Pair with aperitifs, chips; cream soups, soups, consommés, vegetable broths, breeding birds, beef or pork with light dressing, medium intensity cheeses (brie, goat, Camembert, etc.).
In 1963 Cetto’s Wine, under the leadership of Don Luis Augustin Cetto spearheaded a rapid modernization and vast transformation of oenology. Being the wine pioneer in the Valle de Guadalupe, Cetto concentrated on the introduction of a variety of fine grapes and in exploring the diverse terrains and climates of the region. He crowned his wine-making process by founding L.A Cetto Winery in 1975. His great purpose to give Mexico the best Baja California has to offer.
Currently, Luis Alberto is the third generation of this wine crafting tradition. He is completely dedicated to the tradition that his grandfather started. He shares the vision of Don Luis and in a short time has expanded to 27 international markets such as, France, Spain, Germany, United States, Canada to name a few. LA Cetto's wines have received more than 150 awards from some of the most prestigious wine competitions in the world. Three generations with a tradition of wine crafting excellence.
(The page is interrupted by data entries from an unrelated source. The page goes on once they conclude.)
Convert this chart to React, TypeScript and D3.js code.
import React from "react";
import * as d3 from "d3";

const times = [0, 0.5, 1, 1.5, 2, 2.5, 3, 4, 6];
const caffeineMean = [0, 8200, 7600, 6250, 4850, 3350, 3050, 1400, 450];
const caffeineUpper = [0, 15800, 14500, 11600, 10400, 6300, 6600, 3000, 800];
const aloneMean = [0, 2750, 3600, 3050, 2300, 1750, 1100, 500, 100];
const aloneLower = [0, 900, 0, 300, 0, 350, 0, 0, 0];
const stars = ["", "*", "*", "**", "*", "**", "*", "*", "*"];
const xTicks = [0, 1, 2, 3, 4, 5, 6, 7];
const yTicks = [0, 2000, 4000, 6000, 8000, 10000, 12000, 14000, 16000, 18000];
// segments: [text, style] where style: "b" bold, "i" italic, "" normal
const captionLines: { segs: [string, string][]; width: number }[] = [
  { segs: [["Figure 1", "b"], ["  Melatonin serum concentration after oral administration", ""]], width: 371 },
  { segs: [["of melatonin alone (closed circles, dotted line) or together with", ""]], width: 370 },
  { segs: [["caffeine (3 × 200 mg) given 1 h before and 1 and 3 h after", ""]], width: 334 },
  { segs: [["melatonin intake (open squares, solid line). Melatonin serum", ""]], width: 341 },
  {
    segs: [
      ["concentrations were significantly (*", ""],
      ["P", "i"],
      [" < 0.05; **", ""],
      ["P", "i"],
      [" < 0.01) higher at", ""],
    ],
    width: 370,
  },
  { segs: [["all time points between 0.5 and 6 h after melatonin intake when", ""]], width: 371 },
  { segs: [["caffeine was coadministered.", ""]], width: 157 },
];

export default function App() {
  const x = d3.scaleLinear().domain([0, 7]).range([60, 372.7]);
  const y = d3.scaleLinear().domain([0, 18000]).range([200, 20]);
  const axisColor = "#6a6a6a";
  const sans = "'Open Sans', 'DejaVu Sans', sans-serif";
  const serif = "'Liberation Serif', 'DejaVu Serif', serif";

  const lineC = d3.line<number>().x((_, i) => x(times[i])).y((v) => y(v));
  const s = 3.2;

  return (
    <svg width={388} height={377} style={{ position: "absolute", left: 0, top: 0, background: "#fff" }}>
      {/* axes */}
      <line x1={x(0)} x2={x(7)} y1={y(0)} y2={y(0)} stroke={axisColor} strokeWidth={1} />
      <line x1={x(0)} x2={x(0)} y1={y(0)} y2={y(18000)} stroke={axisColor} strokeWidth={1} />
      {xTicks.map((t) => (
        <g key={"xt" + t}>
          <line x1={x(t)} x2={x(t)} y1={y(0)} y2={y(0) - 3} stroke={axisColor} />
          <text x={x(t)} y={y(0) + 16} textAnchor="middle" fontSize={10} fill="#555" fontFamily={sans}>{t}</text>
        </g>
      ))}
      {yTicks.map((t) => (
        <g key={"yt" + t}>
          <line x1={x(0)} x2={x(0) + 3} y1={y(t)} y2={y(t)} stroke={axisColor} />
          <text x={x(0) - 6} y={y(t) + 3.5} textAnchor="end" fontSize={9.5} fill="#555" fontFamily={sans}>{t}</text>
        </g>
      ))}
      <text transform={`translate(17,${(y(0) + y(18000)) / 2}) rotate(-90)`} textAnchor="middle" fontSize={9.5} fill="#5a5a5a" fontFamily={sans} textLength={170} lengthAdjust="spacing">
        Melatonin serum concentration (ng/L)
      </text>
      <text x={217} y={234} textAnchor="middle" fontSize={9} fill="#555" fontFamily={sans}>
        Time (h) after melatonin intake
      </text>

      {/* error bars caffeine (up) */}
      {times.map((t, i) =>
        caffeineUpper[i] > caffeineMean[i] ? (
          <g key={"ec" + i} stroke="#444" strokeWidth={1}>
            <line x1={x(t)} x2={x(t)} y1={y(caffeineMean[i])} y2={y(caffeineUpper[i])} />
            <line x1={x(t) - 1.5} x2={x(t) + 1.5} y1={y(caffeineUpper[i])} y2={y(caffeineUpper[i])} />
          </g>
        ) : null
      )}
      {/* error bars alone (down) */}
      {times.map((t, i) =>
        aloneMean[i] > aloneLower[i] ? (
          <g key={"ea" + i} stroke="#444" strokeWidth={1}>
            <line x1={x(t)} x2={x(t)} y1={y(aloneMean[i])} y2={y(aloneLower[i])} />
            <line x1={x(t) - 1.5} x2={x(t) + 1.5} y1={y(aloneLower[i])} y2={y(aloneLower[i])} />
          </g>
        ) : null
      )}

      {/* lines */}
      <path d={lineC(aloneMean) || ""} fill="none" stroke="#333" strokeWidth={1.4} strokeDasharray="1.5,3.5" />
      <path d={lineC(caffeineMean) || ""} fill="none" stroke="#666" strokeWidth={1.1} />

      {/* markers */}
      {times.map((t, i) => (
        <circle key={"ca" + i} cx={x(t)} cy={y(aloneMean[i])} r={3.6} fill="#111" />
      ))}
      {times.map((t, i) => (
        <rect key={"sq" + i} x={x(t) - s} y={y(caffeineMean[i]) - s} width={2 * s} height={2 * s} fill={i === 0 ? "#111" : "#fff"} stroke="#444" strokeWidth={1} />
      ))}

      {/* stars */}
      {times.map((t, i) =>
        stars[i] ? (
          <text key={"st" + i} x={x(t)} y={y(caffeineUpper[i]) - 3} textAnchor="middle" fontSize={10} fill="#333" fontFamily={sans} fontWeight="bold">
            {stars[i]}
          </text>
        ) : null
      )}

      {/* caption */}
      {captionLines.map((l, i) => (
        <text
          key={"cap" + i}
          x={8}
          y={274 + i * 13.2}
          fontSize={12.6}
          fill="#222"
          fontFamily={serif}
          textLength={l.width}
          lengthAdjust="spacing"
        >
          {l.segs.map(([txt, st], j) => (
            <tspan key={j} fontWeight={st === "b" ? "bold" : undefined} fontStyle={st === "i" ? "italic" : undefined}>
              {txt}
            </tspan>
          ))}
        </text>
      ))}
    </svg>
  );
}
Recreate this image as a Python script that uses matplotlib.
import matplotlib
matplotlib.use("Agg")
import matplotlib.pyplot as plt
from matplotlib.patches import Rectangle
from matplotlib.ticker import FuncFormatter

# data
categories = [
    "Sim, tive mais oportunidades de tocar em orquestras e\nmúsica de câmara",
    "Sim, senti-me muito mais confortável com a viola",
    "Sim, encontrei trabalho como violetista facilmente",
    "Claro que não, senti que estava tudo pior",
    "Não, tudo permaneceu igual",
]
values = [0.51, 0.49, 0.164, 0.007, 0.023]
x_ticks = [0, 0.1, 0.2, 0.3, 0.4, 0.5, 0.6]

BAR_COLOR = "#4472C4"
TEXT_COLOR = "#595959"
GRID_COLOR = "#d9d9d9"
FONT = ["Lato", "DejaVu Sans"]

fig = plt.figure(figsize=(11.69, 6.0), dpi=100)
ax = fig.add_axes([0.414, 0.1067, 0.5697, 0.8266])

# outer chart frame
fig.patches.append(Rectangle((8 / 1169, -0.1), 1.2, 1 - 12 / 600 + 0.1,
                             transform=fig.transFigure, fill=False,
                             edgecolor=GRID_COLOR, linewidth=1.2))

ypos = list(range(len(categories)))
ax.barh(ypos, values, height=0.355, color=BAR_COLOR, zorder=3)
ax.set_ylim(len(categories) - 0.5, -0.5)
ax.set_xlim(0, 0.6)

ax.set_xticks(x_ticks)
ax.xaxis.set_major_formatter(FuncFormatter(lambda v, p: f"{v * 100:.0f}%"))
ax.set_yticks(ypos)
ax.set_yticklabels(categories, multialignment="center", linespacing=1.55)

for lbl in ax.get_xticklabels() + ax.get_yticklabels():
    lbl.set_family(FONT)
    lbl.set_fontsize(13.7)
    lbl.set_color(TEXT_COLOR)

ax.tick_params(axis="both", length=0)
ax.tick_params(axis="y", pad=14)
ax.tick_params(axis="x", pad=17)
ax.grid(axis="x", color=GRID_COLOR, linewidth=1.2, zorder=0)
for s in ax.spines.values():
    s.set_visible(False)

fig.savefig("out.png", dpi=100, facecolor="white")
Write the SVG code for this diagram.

The Americas’ oldest wine producing country, Mexico began to produce wine grapes just one year after the arrival of the Spanish in 1520. In the next decade, King Carlos V of Spain ordered that every ship headed to the New World carry vines for cultivation. Over time viticulture spread northwards through the missions into today’s state of California but since then Mexican viticulture and winemaking has faced many challenges. Today the country is experiencing a rebirth with renewed interest in its potential. While there are seven wine producing states in Mexico, the Mediterranean climate of Baja California makes it Mexico’s most important. Most of the state of California’s principal varieties grow here with great success.
Unapologetically bold, spice-driven and jammy, Zinfandel has secured it’s title as the darling of California vintners by adapting well to the states’ diverse microclimates and landscapes. Born in Croatia, it later made its way to southern Italy where it was named Primitivo. Fortunately, the imperial nursery of Vienna catalogued specimens of the vine, which sourced a journey to New England in 1829. Parading the true American spirit, Zinfandel found a new home in California during the Gold Rush of 1849. Somm Secret—California's ancient vines of Zinfandel are those that survived the neglect of Prohibition; today these vines produce the most concentrated, ethereal and complex examples.